By Staff Investigations Desk
Despite a sharp slowdown in inflation, more Nigerians fell into poverty in 2025, exposing the limited impact of recent macroeconomic gains on household welfare and raising fresh questions over whether economic reforms are translating into real relief for families.
The World Bank said in its latest Nigeria Development Update that the country’s poverty rate rose to 63 per cent in 2025, up from 61 per cent in 2024 and 56 per cent in 2023, pushing an estimated 140 million people below the poverty line.
The increase came even as headline inflation dropped significantly over the same period, creating a stark disconnect between improving macroeconomic indicators and worsening living standards.

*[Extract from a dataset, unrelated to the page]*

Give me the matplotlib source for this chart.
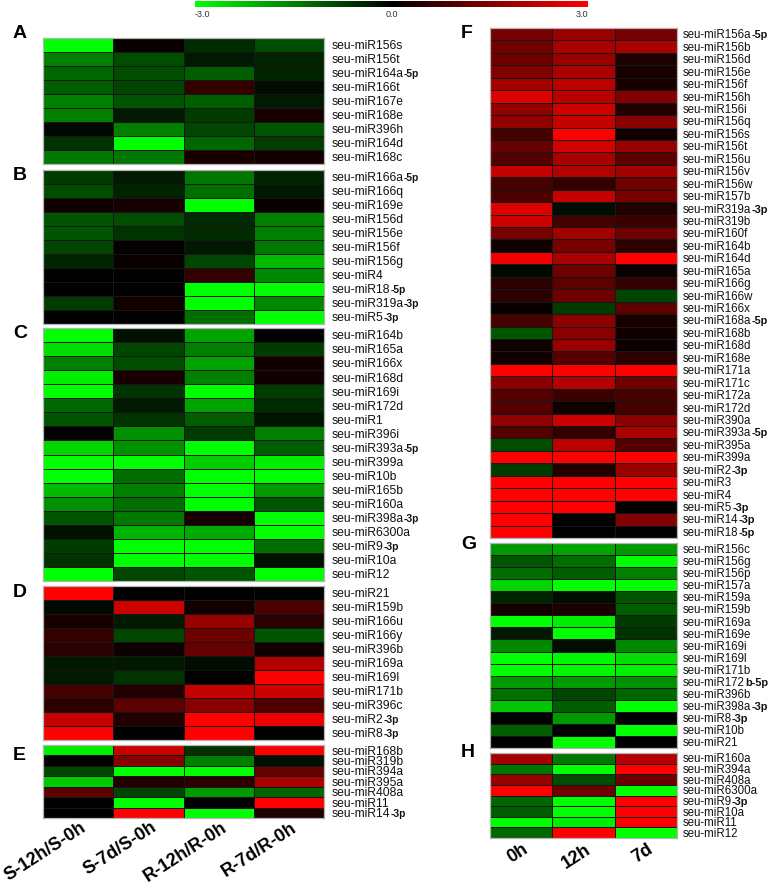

According to the National Bureau of Statistics, headline inflation slowed from 34.80 per cent in December 2024 to 15.15 per cent in December 2025, while food inflation fell from 39.84 per cent to 10.84 per cent. Yet the World Bank said the moderation came too late to reverse the damage already done to household purchasing power.
“Household incomes have not grown fast enough to offset still-elevated inflation, and poverty has yet to begin declining,” the bank said.
The findings underscore a central challenge facing Nigeria’s reform programme: stabilising prices does not automatically restore lost welfare, particularly after a prolonged period of high food, transport and energy costs.
Economists say the latest figures point to deeper structural weaknesses in the economy, especially weak job creation and the poor performance of agriculture, the sector employing more than half of Nigerians living in poverty.
The World Bank noted that while services and industry have driven much of recent growth, agriculture has lagged, limiting income gains for the country’s most vulnerable households.
This imbalance has left many rural and low-income families unable to benefit from broader economic expansion, even as inflation pressures begin to ease.
Finance Minister Wale Edun said the government’s reforms remain focused on lifting millions out of poverty through investment-led growth, job creation and targeted support for vulnerable households.
He said digital direct-benefit transfers linked to national identity systems were being used to cushion the poorest Nigerians from the effects of higher living costs, adding that social safety nets would remain a permanent feature of government policy.
But the latest poverty figures are likely to intensify scrutiny of how effectively those interventions are reaching intended beneficiaries, especially in rural communities where food costs and weak farm productivity continue to weigh heavily on incomes.
The World Bank expects poverty to begin easing gradually from 2026 as inflation continues to slow, projecting a decline to about 59 per cent by 2028. However, it warned that progress would remain slow unless growth becomes more inclusive and generates more productive jobs.
For millions of households, the data suggests the economic recovery remains largely statistical.
While inflation may be slowing on paper, the lived reality for many families is that wages, farm earnings and informal incomes have yet to recover enough to restore lost purchasing power.
That gap between stabilising numbers and persistent hardship is now emerging as the clearest test of whether Nigeria’s reforms can deliver tangible improvements in everyday life.